In October 2015, the U.S. Department of Transportation Pipeline and Hazardous Materials Safety Administration proposed to expand its regulations in a number of ways, including increased regulation of gathering lines, even in rural areas, and proposed additional standards to revise safety regulations applicable to onshore gas transmission and gathering pipelines in 2016.

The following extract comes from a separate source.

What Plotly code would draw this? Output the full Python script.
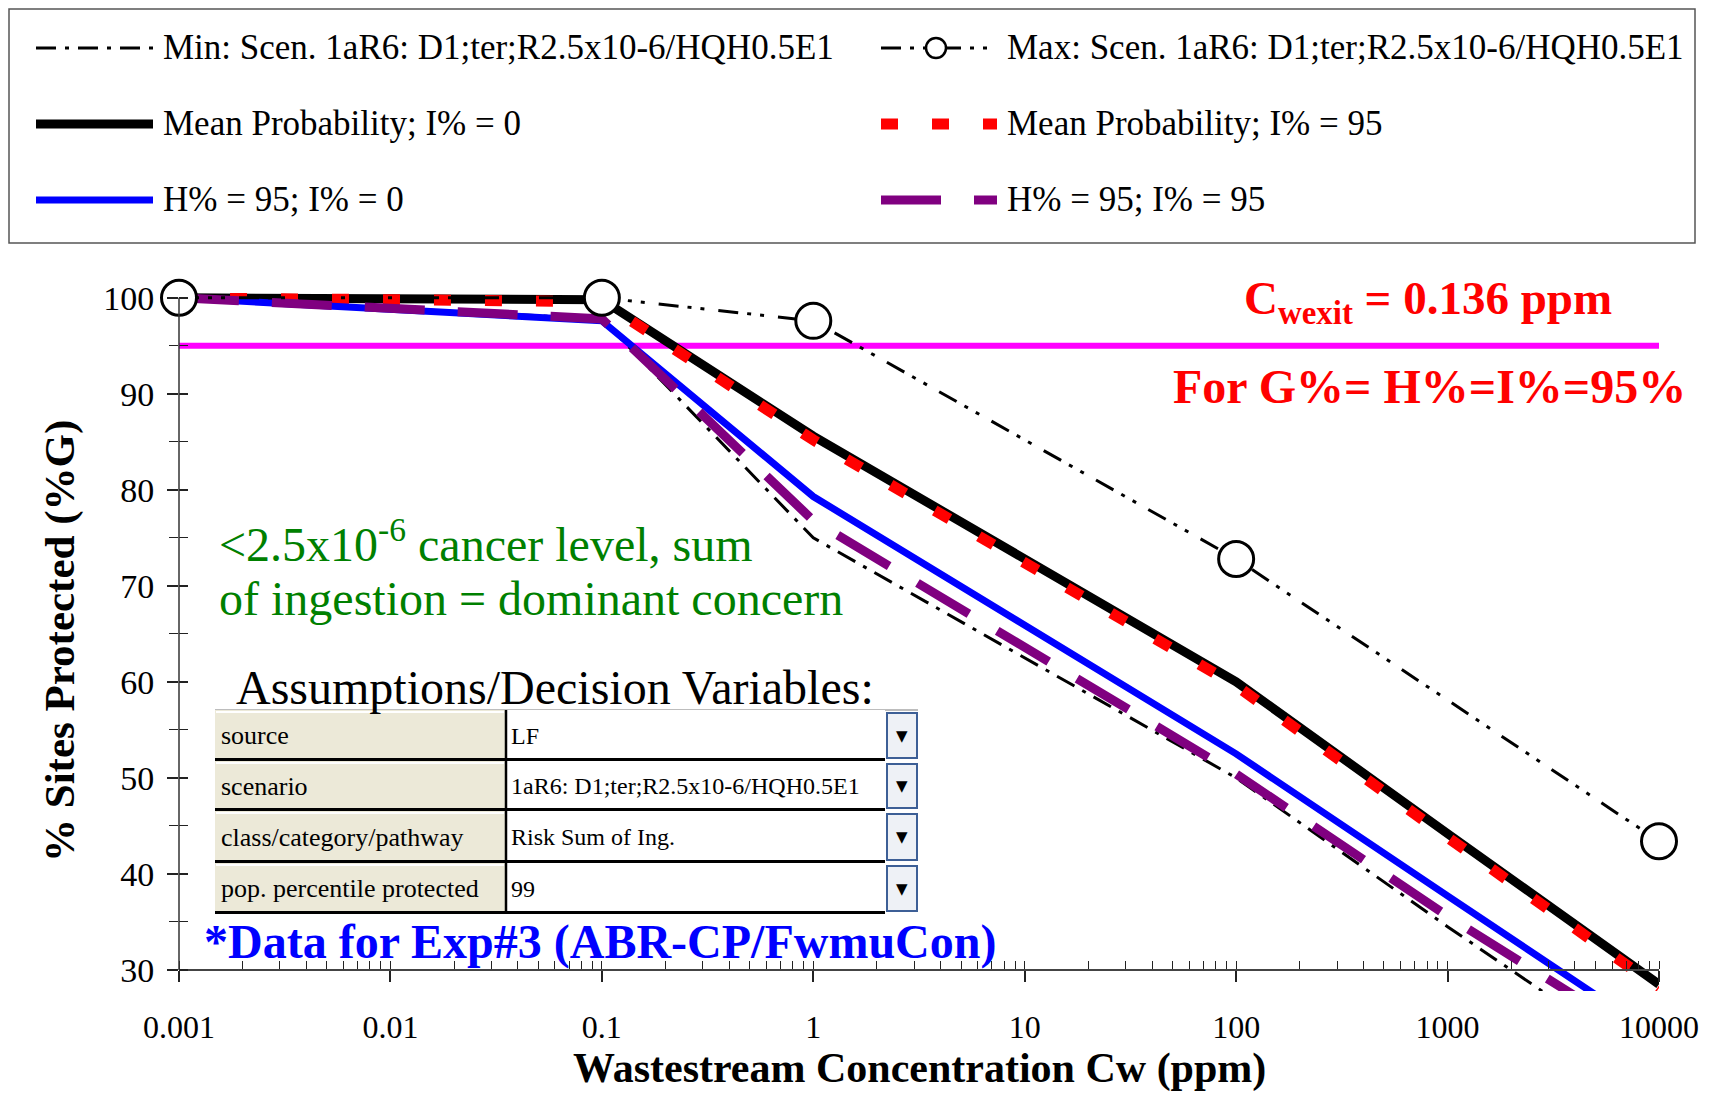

Crude oil production is subject to many of the same operating hazards and environmental concerns as natural gas production, but is also subject to the risk of crude oil spills. In addition to SPCC requirements, the Oil Pollution Act of 1990 (“OPA”) subjects owners of facilities to strict joint and several liability for all containment and cleanup costs and certain other damages arising from crude oil spills. Noncompliance with OPA may result in varying civil and criminal penalties and liabilities. Historically, we have not experienced any significant crude oil discharge or crude oil spill problems.

In May 2015, the U.S. Department of Transportation issued a final rule regarding the safe transportation of flammable liquids by rail. The final rule imposes certain requirements on “offerors” of crude oil, including sampling, testing and certification requirements.
    
In February 2018, the COGCC comprehensively amended its regulations for oil, gas and water flowlines to expand requirements addressing flowline registration and safety, integrity management, leak detection and other matters. In November 2019, the COGCC further amended its flowline regulations pursuant to SB 19-181 to impose additional requirements regarding flowline mapping, operational status, certification and abandonment, among other things. The COGCC has also adopted or amended numerous other rules in recent years, including rules relating to safety, flood protection and spill reporting.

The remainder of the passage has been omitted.